[Start Stored records]

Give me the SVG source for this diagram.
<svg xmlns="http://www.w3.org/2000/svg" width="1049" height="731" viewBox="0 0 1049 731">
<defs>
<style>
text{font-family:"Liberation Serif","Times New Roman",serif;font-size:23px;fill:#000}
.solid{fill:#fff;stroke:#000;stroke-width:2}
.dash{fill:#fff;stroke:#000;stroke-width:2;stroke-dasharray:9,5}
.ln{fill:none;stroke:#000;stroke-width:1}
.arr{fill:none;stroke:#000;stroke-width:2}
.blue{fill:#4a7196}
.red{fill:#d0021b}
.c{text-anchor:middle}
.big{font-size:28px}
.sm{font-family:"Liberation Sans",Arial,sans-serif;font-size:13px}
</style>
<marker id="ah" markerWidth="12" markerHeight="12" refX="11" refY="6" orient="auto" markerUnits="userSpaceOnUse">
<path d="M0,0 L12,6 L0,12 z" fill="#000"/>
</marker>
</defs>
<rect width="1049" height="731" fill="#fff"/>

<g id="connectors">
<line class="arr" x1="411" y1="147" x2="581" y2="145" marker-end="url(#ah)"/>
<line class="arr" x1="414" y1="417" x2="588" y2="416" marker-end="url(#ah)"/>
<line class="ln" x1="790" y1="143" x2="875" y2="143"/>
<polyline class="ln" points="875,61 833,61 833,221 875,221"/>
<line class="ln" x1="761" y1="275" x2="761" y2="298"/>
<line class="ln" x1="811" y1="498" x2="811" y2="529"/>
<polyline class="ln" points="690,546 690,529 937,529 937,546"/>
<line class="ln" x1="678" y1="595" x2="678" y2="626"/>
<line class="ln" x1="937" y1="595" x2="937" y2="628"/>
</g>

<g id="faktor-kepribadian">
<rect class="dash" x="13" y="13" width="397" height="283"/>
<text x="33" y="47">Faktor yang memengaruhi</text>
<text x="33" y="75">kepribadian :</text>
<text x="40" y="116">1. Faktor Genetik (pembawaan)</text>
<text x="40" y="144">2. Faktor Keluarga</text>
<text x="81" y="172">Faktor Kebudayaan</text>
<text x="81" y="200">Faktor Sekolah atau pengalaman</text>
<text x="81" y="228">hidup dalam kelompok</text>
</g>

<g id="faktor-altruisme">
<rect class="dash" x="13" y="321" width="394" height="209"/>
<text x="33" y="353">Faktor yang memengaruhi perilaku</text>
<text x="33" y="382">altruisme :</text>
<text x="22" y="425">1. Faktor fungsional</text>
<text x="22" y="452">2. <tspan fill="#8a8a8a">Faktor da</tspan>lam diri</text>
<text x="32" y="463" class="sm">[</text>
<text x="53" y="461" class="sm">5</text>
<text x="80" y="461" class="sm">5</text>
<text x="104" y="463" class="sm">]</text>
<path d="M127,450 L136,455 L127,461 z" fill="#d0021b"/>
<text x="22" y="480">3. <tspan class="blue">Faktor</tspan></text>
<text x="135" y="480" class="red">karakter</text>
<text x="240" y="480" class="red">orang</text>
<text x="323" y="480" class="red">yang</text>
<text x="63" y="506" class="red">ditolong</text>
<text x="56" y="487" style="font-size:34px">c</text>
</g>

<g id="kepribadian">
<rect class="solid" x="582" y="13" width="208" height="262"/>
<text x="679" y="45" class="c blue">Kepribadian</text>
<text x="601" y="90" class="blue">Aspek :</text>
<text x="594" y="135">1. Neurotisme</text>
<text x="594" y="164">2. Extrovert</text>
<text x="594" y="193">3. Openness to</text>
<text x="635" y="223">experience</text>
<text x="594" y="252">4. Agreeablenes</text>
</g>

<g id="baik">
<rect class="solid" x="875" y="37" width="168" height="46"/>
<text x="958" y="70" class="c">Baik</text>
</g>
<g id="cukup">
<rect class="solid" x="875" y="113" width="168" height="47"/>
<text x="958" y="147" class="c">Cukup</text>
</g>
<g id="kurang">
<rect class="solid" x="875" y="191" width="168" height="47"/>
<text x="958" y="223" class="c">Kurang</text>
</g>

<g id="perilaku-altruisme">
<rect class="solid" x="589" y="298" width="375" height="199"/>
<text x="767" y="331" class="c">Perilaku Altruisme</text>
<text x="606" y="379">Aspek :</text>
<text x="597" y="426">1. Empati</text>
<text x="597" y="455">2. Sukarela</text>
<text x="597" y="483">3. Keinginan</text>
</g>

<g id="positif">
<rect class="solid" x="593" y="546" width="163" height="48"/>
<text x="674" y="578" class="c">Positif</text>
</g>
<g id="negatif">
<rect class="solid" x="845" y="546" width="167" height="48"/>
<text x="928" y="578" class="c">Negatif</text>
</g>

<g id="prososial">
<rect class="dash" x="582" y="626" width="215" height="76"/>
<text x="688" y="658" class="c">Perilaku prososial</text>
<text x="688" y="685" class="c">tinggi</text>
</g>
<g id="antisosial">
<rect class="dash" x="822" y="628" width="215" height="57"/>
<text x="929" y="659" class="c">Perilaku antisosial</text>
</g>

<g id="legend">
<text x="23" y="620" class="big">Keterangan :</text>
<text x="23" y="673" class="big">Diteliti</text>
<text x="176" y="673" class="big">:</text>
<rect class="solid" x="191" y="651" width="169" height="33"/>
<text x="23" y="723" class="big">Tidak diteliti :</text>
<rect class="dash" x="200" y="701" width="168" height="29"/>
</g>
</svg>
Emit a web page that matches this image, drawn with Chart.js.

[End Stored records]

Exercise details: Where a line in the material contains "this", copy that line.

Complete output:
Give me the SVG source for this diagram.
Emit a web page that matches this image, drawn with Chart.js.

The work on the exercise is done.